Der B2B-Vertrieb ist also bereits gestartet, und im 1. Quartal 2022 erfolgt der B2C-Verkaufsstart?
Richtig. Ausgesuchte Vertriebspartner weltweit haben bereits von den «Inaugural Journeys» erfahren. Wir haben uns beispielsweise bereits mit dem Luxus-Retail-Netzwerk Virtuoso ausgetauscht - bei diesen sind wir übrigens bereits zum «Preferred Partner» erklärt worden, was bisher noch nie mit einem Produkt gemacht wurde, welches noch gar nicht am Markt war. Auch zu anderen ausgesuchten Partnern wurde der Kontakt bereits etabliert.

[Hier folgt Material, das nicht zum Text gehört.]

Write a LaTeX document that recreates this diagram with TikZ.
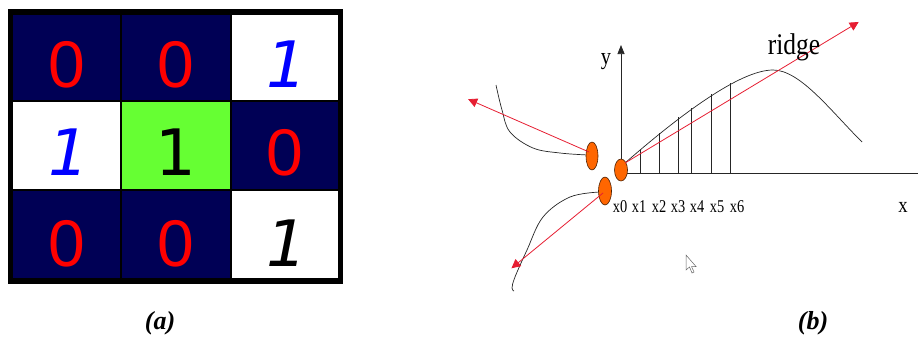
\documentclass[tikz,border=0pt]{standalone}
\usepackage{fontspec}
\setmainfont{Liberation Serif}
\newfontfamily\digitfont{Liberation Sans}
\newfontfamily\onefont{DejaVu Sans}
\usetikzlibrary{arrows.meta,shapes.geometric}
\definecolor{navy}{RGB}{0,0,85}
\definecolor{cellgreen}{RGB}{102,255,51}
\definecolor{dotorange}{RGB}{255,102,0}
\definecolor{arrred}{RGB}{230,30,50}
\tikzset{
  dig/.style={anchor=base,inner sep=0pt,font=\digitfont\fontsize{66}{66}\selectfont},
  zero/.style={dig,text=red},
  uone/.style={anchor=base,inner sep=0pt,font=\onefont\fontsize{64}{64}\selectfont},
  ione/.style={anchor=base,inner sep=0pt,font=\onefont\itshape\fontsize{64}{64}\selectfont},
  captxt/.style={anchor=base,inner sep=0pt,font=\bfseries\itshape\fontsize{26}{26}\selectfont},
  lbl/.style={anchor=base,inner sep=0pt,font=\fontsize{18}{18}\selectfont},
  dot/.style={ellipse,draw=black!70!dotorange,line width=0.6pt,fill=dotorange,inner sep=0pt},
  redarrow/.style={draw=arrred,line width=0.8pt,-{Triangle[length=9pt,width=9pt]},shorten >=-2pt},
  thinline/.style={line width=0.7pt,draw=black!85},
}
\begin{document}
\begin{tikzpicture}[x=1pt,y=-1pt]
\useasboundingbox (0,0) rectangle (918,338);
% ---------- panel (a) ----------
\fill[navy] (13,15) rectangle (338,278);
\fill[white] (231,15) rectangle (338,101);
\fill[white] (13,101) rectangle (121,190);
\fill[cellgreen] (121,101) rectangle (231,190);
\fill[white] (231,190) rectangle (338,278);
\draw[line width=1.3pt] (121,15) -- (121,278);
\draw[line width=1.3pt] (231,15) -- (231,278);
\draw[line width=1.3pt] (13,101) -- (338,101);
\draw[line width=1.3pt] (13,190) -- (338,190);
\draw[line width=5.5pt] (10.5,12) rectangle (340.5,281);
\node[zero] (a11) at (67,87) {0};
\node[zero] (a12) at (176,87) {0};
\node[ione,text=blue] (a13) at (287,87) {1};
\node[ione,text=blue] (a21) at (69,175) {1};
\node[uone,text=black] (a22) at (176,175) {1};
\node[zero] (a23) at (285,175) {0};
\node[zero] (a31) at (67,266) {0};
\node[zero] (a32) at (176,266) {0};
\node[ione,text=black] (a33) at (287,266) {1};
\node[captxt] (capa) at (160,329) {(a)};
\node[captxt] (capb) at (813,329) {(b)};
% ---------- panel (b) ----------
\coordinate (O) at (621,173);
\coordinate (ytop) at (621,45);
\coordinate (xend) at (918,173);
\draw[thinline] (O) -- (xend);
\draw[thinline,-{Triangle[length=9pt,width=7pt]}] (O) -- (ytop);
% vertical strips
\foreach \xx/\yy in {640/150,659/133,678/117,691/108,711/94,730/83}
  \draw[thinline] (\xx,173) -- (\xx,\yy);
% ridge curve
\coordinate (c0) at (625,163);
\coordinate (peak) at (773,70);
\coordinate (cend) at (862,142);
\draw[thinline] (c0) .. controls (680,115) and (740,70) .. (peak)
  .. controls (800,70) and (830,110) .. (cend);
% left curves
\draw[thinline] plot[smooth,tension=0.6] coordinates {(496,85) (502,110) (510,132) (533,148) (560,153) (588,155)};
\draw[thinline] plot[smooth,tension=0.6] coordinates {(600,192) (570,197) (543,217) (527,250) (515,277) (512,288) (514,291)};
% ellipses
\node[dot,minimum width=12pt,minimum height=28pt] (e1) at (592,156) {};
\node[dot,minimum width=13pt,minimum height=22pt] (e2) at (621,170) {};
\node[dot,minimum width=13pt,minimum height=28pt] (e3) at (605,191) {};
% red arrows
\coordinate (r1) at (857,23);
\coordinate (r2) at (470,100);
\coordinate (r3) at (513,267);
\draw[redarrow] (c0) -- (r1);
\draw[redarrow] (589,152) -- (r2);
\draw[redarrow] (603,193) -- (r3);
% labels
\node[lbl,font=\fontsize{24}{24}\selectfont] (ylab) at (606,64) {\scalebox{0.85}[1]{y}};
\node[lbl,font=\fontsize{22}{22}\selectfont] (xlab) at (903,212) {\scalebox{0.85}[1]{x}};
\node[lbl,font=\fontsize{30}{30}\selectfont] (ridge) at (794,54) {\scalebox{0.85}[1]{ridge}};
\foreach \xx/\t in {620/0,639/1,659/2,678/3,697/4,717/5,737/6}
  \node[lbl] (xl\t) at (\xx,212) {\scalebox{0.8}[1]{x\t}};
% mouse cursor
\draw[black!60,fill=white,line width=0.5pt] (686,255) -- (686,270) -- (689.5,267) -- (692,273) -- (694,272) -- (691.5,266.5) -- (696,266.5) -- cycle;
\end{tikzpicture}
\end{document}
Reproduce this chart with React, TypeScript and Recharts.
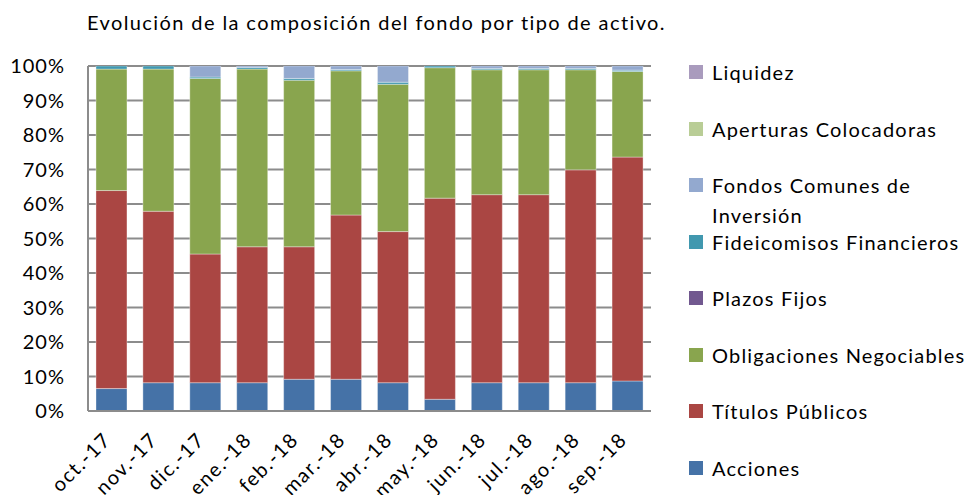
import { BarChart, Bar, XAxis, YAxis, CartesianGrid } from 'recharts';

const months = ['oct.-17', 'nov.-17', 'dic.-17', 'ene.-18', 'feb.-18', 'mar.-18', 'abr.-18', 'may.-18', 'jun.-18', 'jul.-18', 'ago.-18', 'sep.-18'];

const acciones = [6.5, 8.2, 8.2, 8.2, 9.2, 9.2, 8.2, 3.4, 8.2, 8.2, 8.2, 8.7];
const titulosPublicos = [57.4, 49.7, 37.3, 39.4, 38.4, 47.6, 43.8, 58.3, 54.5, 54.5, 61.7, 64.9];
const obligaciones = [35.2, 41.2, 50.9, 51.5, 48.3, 41.8, 42.7, 37.8, 36.2, 36.2, 29.0, 24.8];
const plazosFijos = [0, 0, 0, 0, 0, 0, 0, 0, 0, 0, 0, 0];
const fideicomisos = [0.9, 0.9, 0.4, 0.5, 0.5, 0.4, 0.6, 0.5, 0.4, 0.4, 0.4, 0.4];
const fondosComunes = [0, 0, 3.2, 0.4, 3.6, 1.0, 4.7, 0, 0.7, 0.7, 0.7, 1.2];
const aperturas = [0, 0, 0, 0, 0, 0, 0, 0, 0, 0, 0, 0];
const liquidez = [0, 0, 0, 0, 0, 0, 0, 0, 0, 0, 0, 0];

const yTicks = [0, 10, 20, 30, 40, 50, 60, 70, 80, 90, 100];

// bottom to top, as stacked
const series = [
  { key: 'acc', name: 'Acciones', color: '#4572A7', values: acciones },
  { key: 'tp', name: 'Títulos Públicos', color: '#AA4643', values: titulosPublicos },
  { key: 'on', name: 'Obligaciones Negociables', color: '#89A54E', values: obligaciones },
  { key: 'pf', name: 'Plazos Fijos', color: '#71588F', values: plazosFijos },
  { key: 'ff', name: 'Fideicomisos Financieros', color: '#4198AF', values: fideicomisos },
  { key: 'fci', name: 'Fondos Comunes de Inversión', color: '#93A9CF', values: fondosComunes },
  { key: 'ap', name: 'Aperturas Colocadoras', color: '#B9CD96', values: aperturas },
  { key: 'liq', name: 'Liquidez', color: '#A99BBD', values: liquidez },
];

const data = months.map((m, i) => {
  const row: Record<string, string | number> = { month: m };
  series.forEach((s) => {
    row[s.key] = s.values[i];
  });
  return row;
});

const font = 'Lato, "Open Sans", sans-serif';

const XTick = ({ x, y, payload }: any) => (
  <text
    x={x}
    y={y}
    dx={-15}
    dy={16}
    transform={`rotate(-45, ${x}, ${y})`}
    textAnchor="end"
    fontFamily={font}
    fontSize={20}
    letterSpacing={1.5}
    fill="#000"
  >
    {payload.value}
  </text>
);

export default function App() {
  return (
    <div
      style={{
        position: 'absolute',
        left: 0,
        top: 0,
        width: 971,
        height: 495,
        overflow: 'hidden',
        background: '#fff',
        fontFamily: font,
      }}
    >
      <div
        style={{
          position: 'absolute',
          left: 87,
          top: 10,
          fontSize: 20,
          color: '#000',
          whiteSpace: 'nowrap',
          letterSpacing: 1.4,
        }}
      >
        Evolución de la composición del fondo por tipo de activo.
      </div>
      <BarChart
        width={971}
        height={495}
        data={data}
        margin={{ top: 66, right: 320, bottom: 0, left: 0 }}
        barCategoryGap="17%"
      >
        <CartesianGrid vertical={false} stroke="#8c8c8c" strokeWidth={2} />
        <XAxis
          dataKey="month"
          height={84}
          interval={0}
          tickLine={false}
          axisLine={{ stroke: '#8c8c8c', strokeWidth: 2 }}
          tick={<XTick />}
        />
        <YAxis
          width={88}
          domain={[0, 100]}
          ticks={yTicks}
          allowDataOverflow
          tickFormatter={(v) => `${v}%`}
          tickLine={false}
          tickSize={0}
          tickMargin={23}
          axisLine={{ stroke: '#8c8c8c', strokeWidth: 2 }}
          tick={{ fill: '#000', fontSize: 20, fontFamily: font, letterSpacing: 1 }}
        />
        {series.map((s) => (
          <Bar
            key={s.key}
            dataKey={s.key}
            name={s.name}
            stackId="a"
            fill={s.color}
            stroke="#ffffff"
            strokeOpacity={0.35}
            strokeWidth={1}
            isAnimationActive={false}
          />
        ))}
      </BarChart>
      {[...series].reverse().map((s, i) => (
        <div
          key={s.key}
          style={{
            position: 'absolute',
            left: 689,
            top: 57 + i * 56.5,
            width: 282,
            display: 'flex',
            alignItems: 'flex-start',
            fontSize: 20,
            lineHeight: '30px',
            color: '#000',
            letterSpacing: 1.2,
          }}
        >
          <span
            style={{
              width: 14,
              height: 14,
              marginTop: 8,
              marginRight: 9,
              flexShrink: 0,
              background: s.color,
            }}
          />
          <span style={{ width: 262 }}>{s.name}</span>
        </div>
      ))}
    </div>
  );
}
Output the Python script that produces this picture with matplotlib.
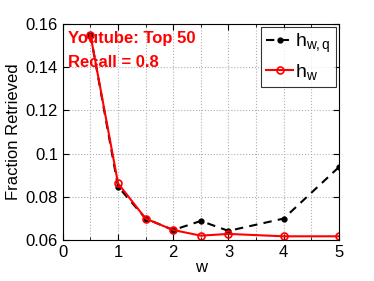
import matplotlib
matplotlib.use("Agg")
import matplotlib.pyplot as plt
from matplotlib.ticker import MultipleLocator

plt.rcParams['font.family'] = ['Liberation Sans', 'DejaVu Sans']
plt.rcParams['mathtext.fontset'] = 'custom'
plt.rcParams['mathtext.rm'] = 'Liberation Sans'
plt.rcParams['mathtext.it'] = 'Liberation Sans'

w = [0.5, 1, 1.5, 2, 2.5, 3, 4, 5]
h_wq = [0.155, 0.0847, 0.0699, 0.0646, 0.0688, 0.0642, 0.0699, 0.0937]
h_w = [0.155, 0.0862, 0.0699, 0.0646, 0.0620, 0.0628, 0.0617, 0.0617]

fig = plt.figure(figsize=(3.74, 2.81), dpi=100)
ax = fig.add_axes([0.168, 0.146, 0.738, 0.769])

ax.plot(w, h_wq, color='black', linestyle='--', linewidth=1.5, marker='o',
        markersize=3.5, markerfacecolor='black', label=r'$\mathrm{h}_{\mathrm{w,q}}$', dashes=(4, 3))
ax.plot(w, h_w, color='red', linestyle='-', linewidth=1.5, marker='o',
        markersize=5, markerfacecolor='none', markeredgewidth=1.2, label=r'$\mathrm{h}_{\mathrm{w}}$')

ax.set_xlim(0, 5)
ax.set_ylim(0.06, 0.16)
ax.set_xticks([0, 1, 2, 3, 4, 5])
ax.xaxis.set_minor_locator(MultipleLocator(0.5))
ax.set_yticks([0.06, 0.08, 0.1, 0.12, 0.14, 0.16])
ax.set_yticklabels(['0.06', '0.08', '0.1', '0.12', '0.14', '0.16'])
ax.grid(True, which='both', linestyle=':', color='#b0b0b0', linewidth=0.8)
ax.tick_params(direction='in', top=True, right=True, labelsize=12, length=4)
ax.tick_params(which='minor', direction='in', top=True, right=True, length=2)

ax.set_xlabel('w', fontsize=12, labelpad=0)
ax.set_ylabel('Fraction Retrieved', fontsize=12, labelpad=3)

ax.text(0.02, 0.965, 'Youtube: Top 50', transform=ax.transAxes, color='red',
        fontsize=12, fontweight='bold', va='top', ha='left')
ax.text(0.02, 0.855, 'Recall = 0.8', transform=ax.transAxes, color='red',
        fontsize=12, fontweight='bold', va='top', ha='left')

leg = ax.legend(loc='upper right', fontsize=14, frameon=True, fancybox=False,
                edgecolor='black', handlelength=1.4, handletextpad=0.1,
                borderpad=0.25, labelspacing=0.35, borderaxespad=0.15)
leg.get_frame().set_linewidth(0.8)

fig.savefig('out.png', dpi=100)
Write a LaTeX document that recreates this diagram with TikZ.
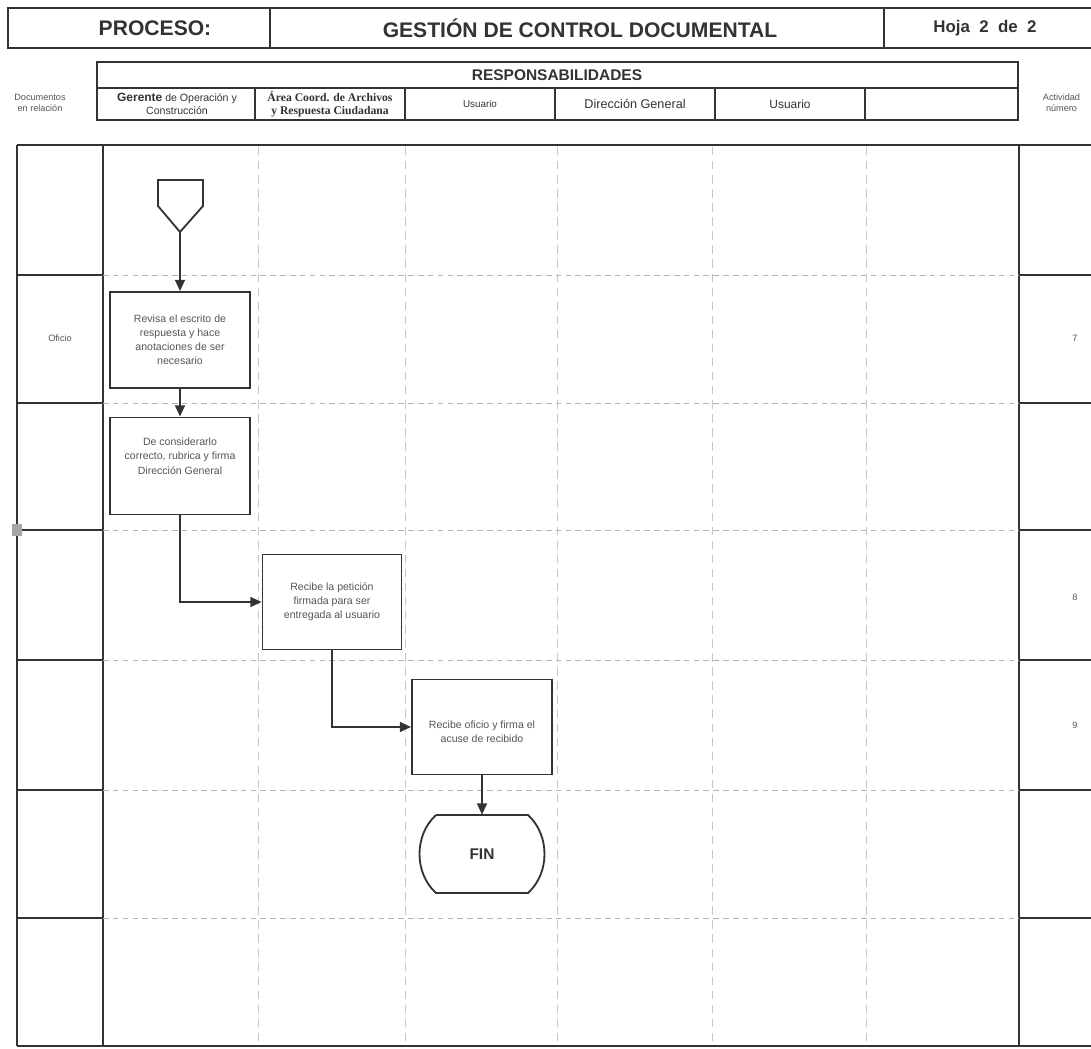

Kurz: Es existiert aktuell eine Warteliste von Vertriebspartnern weltweit, welche demnächst mit den konkreten Einbuchungen werden beginnen können, da sie als erste Zugriff auf unser Angebot erhalten.
Im kommenden Jahr ist also mit Launch-Events zu rechnen - auch in der Schweiz?
Das ist geplant, ja. Die konkrete Ausgestaltung unserer Marketing-Aktivitäten läuft noch.
Eigentlich ist das Timing für ihren Launch ganz gut - die Pandemie ebbt ab, bis 2023 sollte diese - hoffentlich - komplett vorbei sein.
Ja, das Zeitfenster für die Lancierung ist kundenseitig vielleicht schon gut. Aber in der ganzen Aufbauphase war es eine Herausforderung, alles virtuell stattfinden zu lassen. Im Luxus baut viel auf zwischenmenschliche Ansprache und Service auf, und das war ja in den vergangenen Monaten ziemlich schwierig. Aber es geht ja wieder in die richtige Richtung und die Pandemie war für uns keine existenzielle Bedrohung. Wobei wir ja das Glück haben, zum grundsoliden MSC-Konzern zu gehören. Das gibt uns eine langfristige Perspektive.
Wir freuen uns also auf die kommenden Monate und rechnen mit einem guten Start.